Song of the Day: Patrick Coutin “J’aime Regarder Les Fille”

Patrick Coutin

Song of the Day: Patrick Coutin “J’aime Regarder Les Fille”

Patrick Coutin‘s “J’aime Regarder Les Fille” is more than a little sleazy, but it also is a great punk/ early post-punk anthem. The song celebrates the virtues of the sun, the summer and the eternal art of girl watching at the beach. It also features a bouncy bass-line, a catchy chorus and eventually a very post-punk fuzzy surf guitar freak out. The guitar part comes off quietly, beginning with just the odd heavily reverbed stinger here and there before the full sonic onslaught begins. In many ways, the song is a honeypot. It lulls you in to thinking the song is merely a slightly lecherous though mostly harmless celebration of girl watching before providing what amounts to a stinging commentary and counterpoint to what the song describes, punctuated by frustration embodied in the aforementioned guitar freakout. Coutin then is a lot more clever than the lecher that the song initially portrays him as. Instead, Coutin is well-aware of the intrusive quality of the male gaze and more than willing to confront it. The song then is a great post-punk anthem in that it is transgressive but also in that it further provides self-aware commentary upon that transgression.

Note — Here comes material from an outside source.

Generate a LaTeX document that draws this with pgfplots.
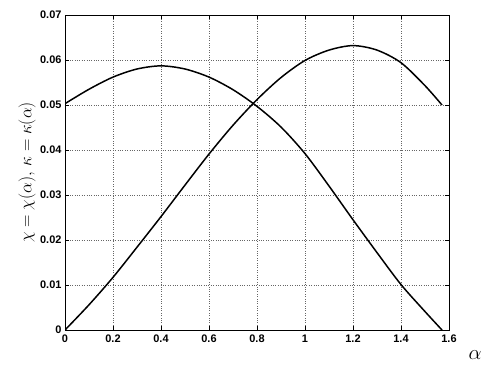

The song is also a perfect soundtrack for summertime and the rebellious spirit embodied by the French holiday of Bastille Day, which commemorates the storming of an infamous prison during the French Revolution. While the actual storming of the Bastille ended up being something of a non-event in real life – many of the political prisoners, including the Marquis de Sade, had been released ahead of time, with the French Revolutionaries ended up taking the mostly abandoned prison relatively easily, only to find a handful of prisoners who mostly suffered from insanity – the act proved to be hugely symbolically important. To many it remains an important symbolic act of rebellion that was an important milestone for the French Revolution and represented an innate rebellious spirit in the French that continued to fire through the Paris Student Protests in 1968 and more than a decade after that through the European Punk movement. As such, Patrick Coutin‘s transgressive pop song remains just an update of the same spirit that helped fire the French Revolution.